Forschung
Research at the ‘Professur für Personalpolitik’
Our research program examines how firms manage human resources from an interdisciplinary and internationally comparative perspective. This research program is theory-driven, drawing on the ‘new institutionalism’ in organizational sociology and comparative institutional analysis to understand how business organizations are embedded within historical, social, and political contexts, as well as how these contexts develop and change over time.Theoretical work informs empirical study using both qualitative and quantitative research, as well as pioneering new methodologies, such as fuzzy set Qualitative Comparative Analysis. By examining business firms and institutions as complex configurations, our research aims to better integrate understanding of how employment relations relate to wider constellations of strategic and governance factors.
Research at the ‘Professur für Personalpolitik’ will involve and link together four major themes:
- international and comparative employment relations: how are the basic problems of managerial authority and the motivation of employees resolved in different societies? These themes will be explored with regard to the comparative institutional advantages and trade-off’s surrounding employment outcomes and practices, such as human resource management, work organization, productivity, and innovation, as well as issues surrounding patterns of income inequality, diversity, social integration and social exclusion.
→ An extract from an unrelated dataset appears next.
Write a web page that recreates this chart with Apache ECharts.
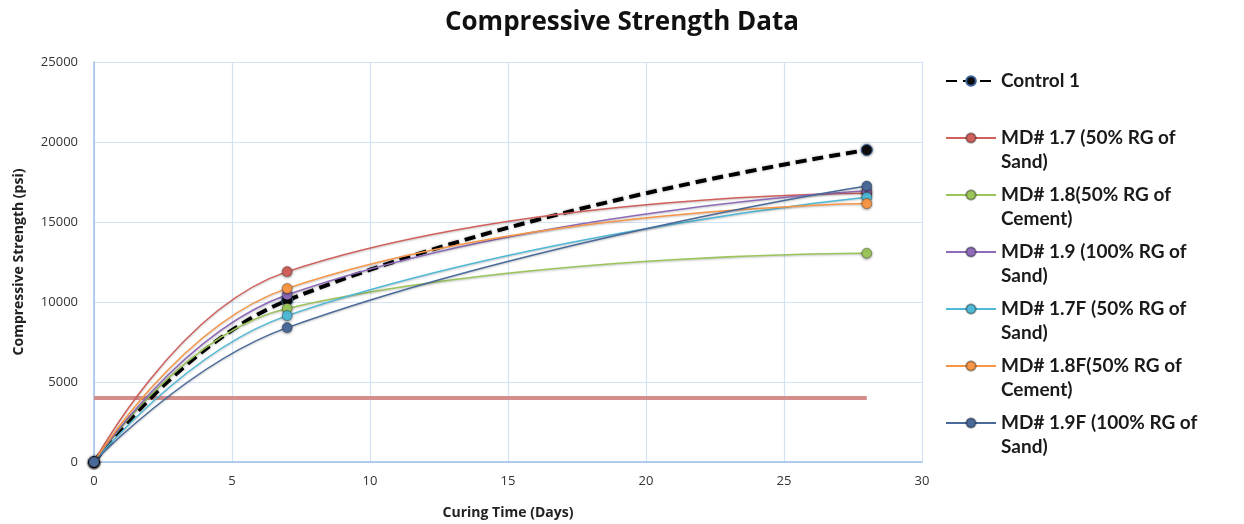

A comparative perspective will also be applied understanding the strategic decision making of multinational enterprises in terms of locating their activities and the specific management policies used to utilize human resources in disparate locations.
- corporate governance: who controls the corporation? How are the interests of various stakeholders, such as shareholders and employees, represented and how do these stakeholders exert influence on managerial decision making? These themes will be explored with particular regard to different institutions of employee representation around the world, including the role of board-level codetermination, consultation through works councils, union organization, and less formalized forms of direct participation in the workplace. In addition, the research will contribute to new ‘theories of the firm’ that focus on the growing salience of human resources for the competitive advantage of firms within the ‘knowledge economy’.
- corporate social responsibility: to what extent do corporations have wider social responsibilities? Is there a business case for the adoption of strategies and policies with higher social standards? How do investors evaluate and reward social responsibility, or do concerns about responsibility damage corporate reputations? These themes are explored with particular regard to multinational enterprises, and the application of international labour standards.
- social inequality: what role do corporations play in inequality-generating processes, such as exploitation or social closure, in different countries? How has the global emulation of corporate practices contributed to cross-national trends in inequality? These themes are explored drawing on relational theories of inequality in sociology, as well as theories on how organizations create intersectionality of social categories (e.g. gender, ethnicity, etc.).